As an actor who's never shied away from admitting that he got lucky in his phenomenal career -- and who's generally considered one of the nicest fellows in show business -- Tom Hanks has still managed to pull down an impressive roster of film roles. As to what the best of those roles would be ... that's bound to be highly debatable, and I'm sure the comments following this post will bear that out.
If one wants to go by Oscar-winning performances, Hanks won back-to-back awards in 1993 and 1994 for Philadelphia and Forrest Gump. But it can be argued that the first, while a fine performance, was lauded mainly for the "bravery" of playing a gay man, and for the important subject matter. In Gump, it was a measure of the (inexplicable, to someone who dislikes Gump intensely) popularity of that film, and for the Academy's affection for actors who play characters with physical or mental disability.

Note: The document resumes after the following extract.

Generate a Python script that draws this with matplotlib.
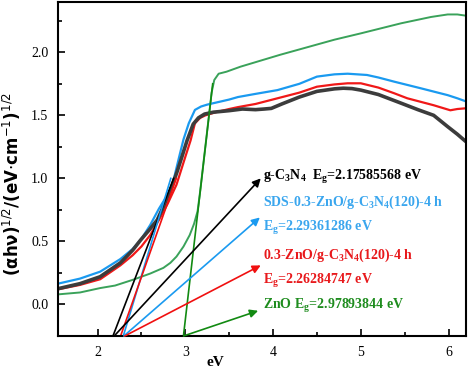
import matplotlib
matplotlib.use("Agg")
import matplotlib.pyplot as plt
import matplotlib.ticker as ticker
import numpy as np

# serif bold for the math parts of the annotations
plt.rcParams["mathtext.fontset"] = "custom"
plt.rcParams["mathtext.rm"] = "Liberation Serif:bold"
plt.rcParams["mathtext.bf"] = "Liberation Serif:bold"
plt.rcParams["mathtext.it"] = "Liberation Serif:bold"

# ---- data ----
gcn_ev = [1.55, 1.8, 2.03, 2.26, 2.4, 2.49, 2.6, 2.68, 2.76, 2.84, 2.91, 2.97,
          3.02, 3.09, 3.15, 3.22, 3.32, 3.5, 3.65, 3.8, 3.9, 3.98, 4.1, 4.3,
          4.5, 4.7, 4.8, 4.9, 5.0, 5.2, 5.46, 5.65, 5.83, 5.99, 6.1, 6.2]
gcn_val = [0.125, 0.165, 0.22, 0.33, 0.43, 0.51, 0.60, 0.67, 0.79, 0.92, 1.06, 1.19,
           1.30, 1.43, 1.48, 1.51, 1.525, 1.537, 1.55, 1.545, 1.55, 1.555, 1.59, 1.645,
           1.69, 1.71, 1.715, 1.712, 1.70, 1.665, 1.596, 1.545, 1.50, 1.41, 1.35, 1.29]

sds_ev = [1.55, 1.8, 2.03, 2.26, 2.4, 2.5, 2.6, 2.7, 2.78, 2.85, 2.93, 2.98,
          3.04, 3.11, 3.18, 3.25, 3.5, 3.6, 3.8, 4.05, 4.3, 4.5, 4.7, 4.85,
          5.07, 5.2, 5.38, 5.68, 5.99, 6.1, 6.2]
sds_val = [0.165, 0.205, 0.26, 0.36, 0.44, 0.52, 0.63, 0.76, 0.85, 0.94, 1.17, 1.31,
           1.437, 1.543, 1.57, 1.585, 1.625, 1.645, 1.67, 1.70, 1.75, 1.807, 1.825, 1.83,
           1.82, 1.80, 1.767, 1.715, 1.66, 1.635, 1.61]

zno_cn_ev = [1.55, 1.8, 2.03, 2.26, 2.4, 2.5, 2.6, 2.7, 2.8, 2.9, 3.0, 3.06,
             3.11, 3.17, 3.23, 3.35, 3.5, 3.6, 3.8, 4.05, 4.3, 4.5, 4.7, 4.85,
             5.0, 5.2, 5.38, 5.53, 5.83, 6.02, 6.1, 6.2]
zno_cn_val = [0.12, 0.155, 0.20, 0.31, 0.39, 0.46, 0.55, 0.67, 0.80, 0.95, 1.17, 1.30,
              1.437, 1.48, 1.50, 1.525, 1.55, 1.565, 1.59, 1.635, 1.68, 1.727, 1.745, 1.754,
              1.754, 1.72, 1.675, 1.635, 1.58, 1.54, 1.55, 1.556]

zno_ev = [1.55, 1.8, 2.03, 2.2, 2.4, 2.6, 2.75, 2.83, 2.9, 2.98, 3.05, 3.1,
          3.14, 3.17, 3.2, 3.25, 3.28, 3.30, 3.33, 3.38, 3.47, 3.63, 4.08, 4.7,
          5.0, 5.46, 5.8, 5.99, 6.1, 6.2]
zno_val = [0.08, 0.095, 0.13, 0.15, 0.195, 0.245, 0.29, 0.33, 0.38, 0.46, 0.55, 0.64,
           0.74, 0.90, 1.08, 1.38, 1.56, 1.68, 1.78, 1.83, 1.846, 1.886, 1.98, 2.10,
           2.15, 2.23, 2.28, 2.30, 2.30, 2.29]

band_gaps = [2.17585568, 2.29361286, 2.26284747, 2.97893844]
tangent_slopes = [1.81, 2.31, 1.97, 6.0]
tangent_tops = [1.0, 1.0, 1.0, 1.75]
arrow_starts = [2.19, 2.30, 2.31, 2.98]
arrow_tips_x = [3.86, 3.85, 3.86, 3.83]
arrow_tips_y = [1.00, 0.69, 0.31, -0.05]

label_texts = [
    r"g-C$_\mathbf{3}$N$_\mathbf{4}$  E$_\mathbf{g}$=2.17585568 eV",
    r"SDS-0.3-ZnO/g-C$_\mathbf{3}$N$_\mathbf{4}$(120)-4 h",
    r"E$_\mathbf{g}$=2.29361286 eV",
    r"0.3-ZnO/g-C$_\mathbf{3}$N$_\mathbf{4}$(120)-4 h",
    r"E$_\mathbf{g}$=2.26284747 eV",
    r"ZnO E$_\mathbf{g}$=2.97893844 eV",
]
label_y = [1.01, 0.81, 0.605, 0.39, 0.19, -0.016]

CURVE_COLORS = ["#3c3c3c", "#1a9af0", "#f01818", "#3aa25a"]
LINE_COLORS = ["#000000", "#1a9af0", "#f01010", "#128a12"]
LABEL_COLORS = ["#000000", "#3aa6ee", "#3aa6ee", "#e8191c", "#e8191c", "#1e8c1e"]
Y_MIN = -0.25

fig = plt.figure(figsize=(4.68, 3.68), dpi=100)
ax = fig.add_axes([0.124, 0.087, 0.872, 0.908])

ax.plot(zno_ev, zno_val, color=CURVE_COLORS[3], lw=1.4)
ax.plot(sds_ev, sds_val, color=CURVE_COLORS[1], lw=1.6)
ax.plot(zno_cn_ev, zno_cn_val, color=CURVE_COLORS[2], lw=1.6)
ax.plot(gcn_ev, gcn_val, color=CURVE_COLORS[0], lw=2.6)

# tangent lines down to the baseline + arrows to the labels
for eg, k, top, x0, tx, ty, c in zip(band_gaps, tangent_slopes, tangent_tops,
                                     arrow_starts, arrow_tips_x, arrow_tips_y,
                                     LINE_COLORS):
    ax.plot([eg, eg + (top - Y_MIN) / k], [Y_MIN, top], color=c, lw=1.2)
    ax.annotate("", xy=(tx, ty), xytext=(x0, Y_MIN),
                arrowprops=dict(arrowstyle="-|>", color=c, lw=1.2,
                                mutation_scale=12, shrinkA=0, shrinkB=0))

for txt, y, c in zip(label_texts, label_y, LABEL_COLORS):
    ax.text(3.89, y, txt, color=c, fontsize=10, fontweight="bold",
            family="Liberation Serif", va="center", ha="left",
            math_fontfamily="custom")

ax.set_xlim(1.55, 6.2)
ax.set_ylim(Y_MIN, 2.4)
ax.xaxis.set_major_locator(ticker.MultipleLocator(1))
ax.xaxis.set_minor_locator(ticker.MultipleLocator(0.5))
ax.yaxis.set_major_locator(ticker.MultipleLocator(0.5))
ax.yaxis.set_minor_locator(ticker.MultipleLocator(0.25))
ax.yaxis.set_major_formatter(ticker.FormatStrFormatter("%.1f"))
ax.tick_params(which="both", direction="in", width=1.2)
ax.tick_params(which="major", length=5, pad=7)
ax.tick_params(which="minor", length=3)
for lab in ax.get_xticklabels() + ax.get_yticklabels():
    lab.set_fontfamily("Liberation Serif")
    lab.set_fontsize(10)
for s in ax.spines.values():
    s.set_linewidth(1.5)

ax.set_xlabel("eV", fontsize=11, fontweight="bold", family="Liberation Serif")
ax.xaxis.set_label_coords(0.385, -0.06)
ax.set_ylabel(r"$\mathbf{(\alpha h\nu)}^{1/2}$/(eV$\cdot$cm$^{-1}$)$^{1/2}$",
              fontsize=12, fontweight="bold", math_fontfamily="dejavusans")
ax.yaxis.set_label_coords(-0.085, 0.455)

fig.savefig("out.png", dpi=100)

His savvy for choosing excellent dramatic roles in films like Road to Perdition, The Green Mile and Catch Me If You Can make his sincere work in the big, dumb Dan Brown adaptations palatable, but to really find his "best role," we need to go back to 1990, when Hanks was still considered a comic actor. After a string of hits and semi-hits that included Splash, Bachelor Party, Volunteers, Big and (ahem) Turner & Hooch, Hanks made a still-underappreciated gem of a film called Joe Versus the Volcano.